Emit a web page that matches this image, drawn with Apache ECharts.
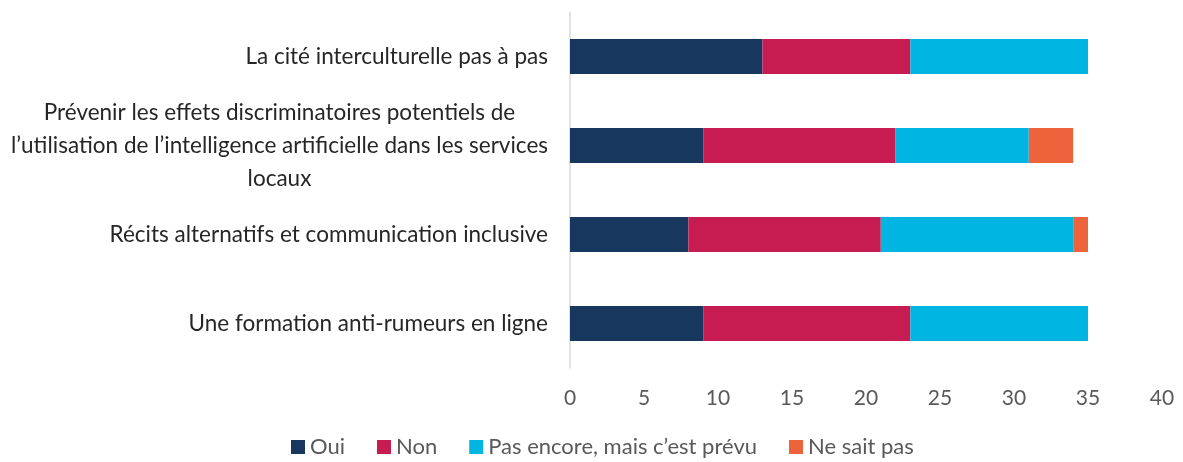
<!DOCTYPE html>
<html>
<head>
<meta charset="utf-8">
<script src="https://cdn.jsdelivr.net/npm/echarts@6/dist/echarts.min.js"></script>
<style>
  html, body { margin: 0; padding: 0; background: #fff; }
  #main { width: 1183px; height: 462px; }
</style>
</head>
<body>
<div id="main"></div>
<script>
// catégories (de haut en bas)
var categories = [
    'La cité interculturelle pas à pas',
    'Prévenir les effets discriminatoires potentiels de\nl’utilisation de l’intelligence artificielle dans les services\nlocaux',
    'Récits alternatifs et communication inclusive',
    'Une formation anti-rumeurs en ligne'
];
var seriesNames = ['Oui', 'Non', 'Pas encore, mais c’est prévu', 'Ne sait pas'];
var oui = [13, 9, 8, 9];
var non = [10, 13, 13, 14];
var prevu = [12, 9, 13, 12];
var nsp = [0, 3, 1, 0];
var colors = ['#17375e', '#c61c51', '#00b5e1', '#ed633b'];

var myChart = echarts.init(document.getElementById('main'));

var values = [oui, non, prevu, nsp];
var series = seriesNames.map(function (name, i) {
    return {
        name: name,
        type: 'bar',
        stack: 'total',
        barWidth: 35,
        itemStyle: { color: colors[i] },
        data: values[i]
    };
});

var font = 'Lato';

var option = {
    animation: false,
    textStyle: { fontFamily: font },
    color: colors,
    grid: { left: 570, right: 21, top: 12, bottom: 94 },
    legend: {
        top: 431,
        left: 286,
        itemWidth: 14,
        itemHeight: 14,
        itemGap: 32,
        icon: 'rect',
        textStyle: { fontSize: 22, color: '#595959', fontFamily: font },
        data: seriesNames
    },
    xAxis: {
        type: 'value',
        min: 0,
        max: 40,
        interval: 5,
        splitLine: { show: false },
        axisLine: { show: false },
        axisTick: { show: false },
        axisLabel: { fontSize: 21, color: '#595959', margin: 20, fontFamily: font }
    },
    yAxis: {
        type: 'category',
        inverse: true,
        data: categories,
        axisLine: { show: true, lineStyle: { color: '#d9d9d9', width: 1.5 } },
        axisTick: { show: false },
        axisLabel: {
            margin: 22,
            formatter: function (v) {
                return v.split('\n').map(function (l) { return '{c|' + l + '}'; }).join('\n');
            },
            rich: {
                c: { align: 'center', fontSize: 22.5, lineHeight: 33, color: '#262626', fontFamily: font }
            }
        }
    },
    series: series
};

myChart.setOption(option);
</script>
</body>
</html>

THE PROBLEM: Omit every picture, then repeat the remaining data exactly as it appears above.

EXERCISE SOLUTION:
Emit a web page that matches this image, drawn with Apache ECharts.
<!DOCTYPE html>
<html>
<head>
<meta charset="utf-8">
<script src="https://cdn.jsdelivr.net/npm/echarts@6/dist/echarts.min.js"></script>
<style>
  html, body { margin: 0; padding: 0; background: #fff; }
  #main { width: 1183px; height: 462px; }
</style>
</head>
<body>
<div id="main"></div>
<script>
// catégories (de haut en bas)
var categories = [
    'La cité interculturelle pas à pas',
    'Prévenir les effets discriminatoires potentiels de\nl’utilisation de l’intelligence artificielle dans les services\nlocaux',
    'Récits alternatifs et communication inclusive',
    'Une formation anti-rumeurs en ligne'
];
var seriesNames = ['Oui', 'Non', 'Pas encore, mais c’est prévu', 'Ne sait pas'];
var oui = [13, 9, 8, 9];
var non = [10, 13, 13, 14];
var prevu = [12, 9, 13, 12];
var nsp = [0, 3, 1, 0];
var colors = ['#17375e', '#c61c51', '#00b5e1', '#ed633b'];

var myChart = echarts.init(document.getElementById('main'));

var values = [oui, non, prevu, nsp];
var series = seriesNames.map(function (name, i) {
    return {
        name: name,
        type: 'bar',
        stack: 'total',
        barWidth: 35,
        itemStyle: { color: colors[i] },
        data: values[i]
    };
});

var font = 'Lato';

var option = {
    animation: false,
    textStyle: { fontFamily: font },
    color: colors,
    grid: { left: 570, right: 21, top: 12, bottom: 94 },
    legend: {
        top: 431,
        left: 286,
        itemWidth: 14,
        itemHeight: 14,
        itemGap: 32,
        icon: 'rect',
        textStyle: { fontSize: 22, color: '#595959', fontFamily: font },
        data: seriesNames
    },
    xAxis: {
        type: 'value',
        min: 0,
        max: 40,
        interval: 5,
        splitLine: { show: false },
        axisLine: { show: false },
        axisTick: { show: false },
        axisLabel: { fontSize: 21, color: '#595959', margin: 20, fontFamily: font }
    },
    yAxis: {
        type: 'category',
        inverse: true,
        data: categories,
        axisLine: { show: true, lineStyle: { color: '#d9d9d9', width: 1.5 } },
        axisTick: { show: false },
        axisLabel: {
            margin: 22,
            formatter: function (v) {
                return v.split('\n').map(function (l) { return '{c|' + l + '}'; }).join('\n');
            },
            rich: {
                c: { align: 'center', fontSize: 22.5, lineHeight: 33, color: '#262626', fontFamily: font }
            }
        }
    },
    series: series
};

myChart.setOption(option);
</script>
</body>
</html>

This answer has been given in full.